For the next twelve years or so, I wrote constantly. I always had a few song ideas on the go at any one time. Sometimes songs would take weeks or months to complete. Other times, I would write them in one sitting in a flash of inspiration, often on the way home from a night on the tiles. In the back of my mind though I think I was aware that I had to strike while the iron was hot. This prolific output might not last forever. The angst would turn to acceptance and grumpiness, the unrequited love would hopefully one day be requited and the self-indulgence would ultimately become time spent alone at home.

By my early thirties I started to write less. I was less inspired to write songs. I could make excuses. So I will. The band was playing less often so there wasn’t such a need for new material. I was settling down. I got married. We had a kid. And I wasn’t going out half as much. End of excuses.

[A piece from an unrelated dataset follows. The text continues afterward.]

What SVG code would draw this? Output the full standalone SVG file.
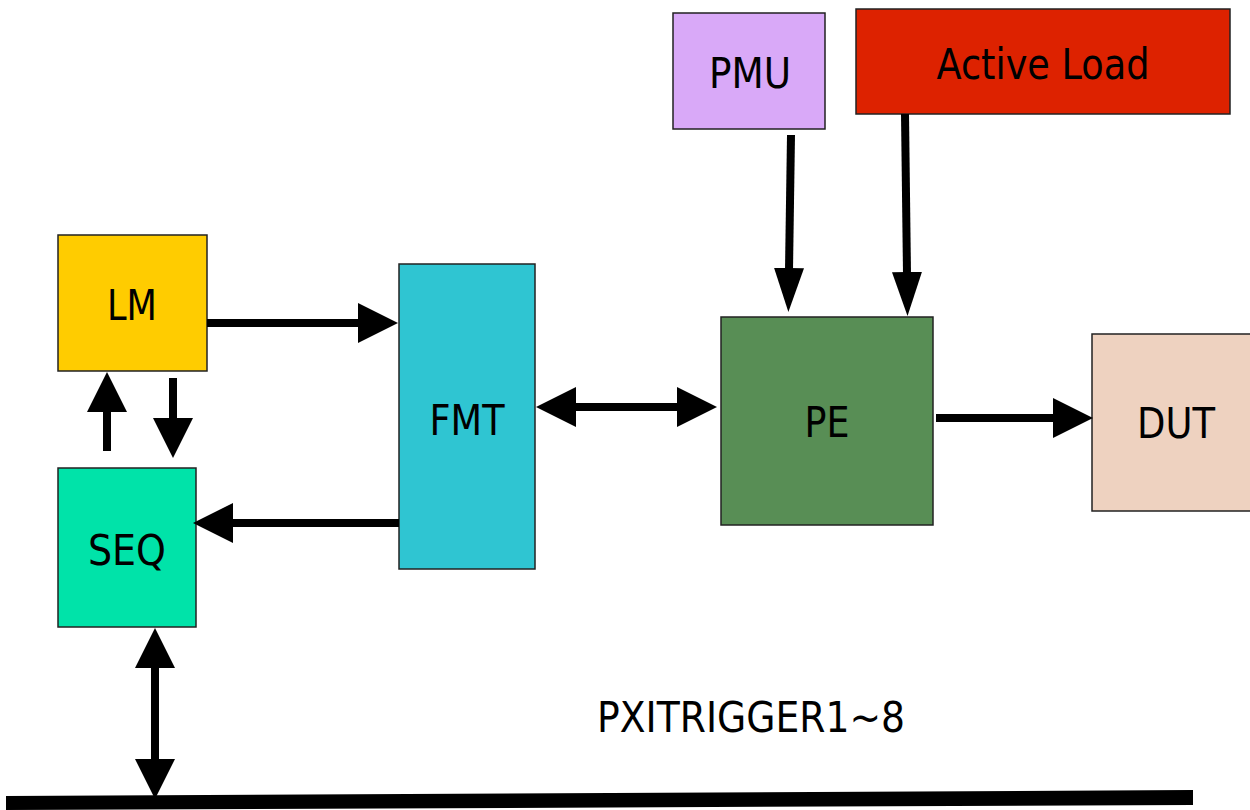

My interests turned back to art, which I had pretty much renounced in favour of rock ‘n’ roll at 19. With the encouragement of my wife I returned to art school. I’ll get to the point in a minute.
The point is, earlier this year with a new band in place, I began to feel the need for new songs. I wrote a few. And I was in the lucky position of having a back-catalogue that I could cherry pick the best bits of. So one day I was listening to some old rehearsal recordings, made around 1990/91 and there was a group of songs which comprised our set at the time that I thought were really strong. None of these songs made it to the recording stage nor did they survive long
enough to make the set that we were playing when as 67 we got signed in 1993.

I figured these songs might be worth dusting down and playing they were so strong. The problem was that I felt uncomfortable about their lyrical content. Now I wrote these songs. But I obviously wrote them with a major twenty-something’s hard-on and after listening to too much Led Zeppelin. They were the stuff of cock-rock. I didn’t feel comfortable singing this kind of stuff. So I decided to try rewriting the lyrics to one of them. After playing with various ideas for weeks and feeling like I was getting nowhere, I felt inspired by the mood my wife was in on returning from seeing her family in California. She had jet-lag, which she treats by sleeping for a week and was feeling just a little blue about being back in miserable grey old England. So I wrote it about this. Bright young California vs. the dull old England; careful to make it clear this was how she was feeling not me. I would never be so unpatriotic.

It was funny because my bass player, who had played on the original song, then entitled Cleopatra, couldn’t remember the song or the bass line for the life of him - it was nearly twenty years since he had last played it – so I taught him to play his own bass line. I halved the length of the original verses and a new three and half minute pop song was born. Its new title is less concise: Post-California English Winter Blues. For a song that was written 20 years ago, it’s got quite a contemporary, White Stripesy sound. It’s now our set opener.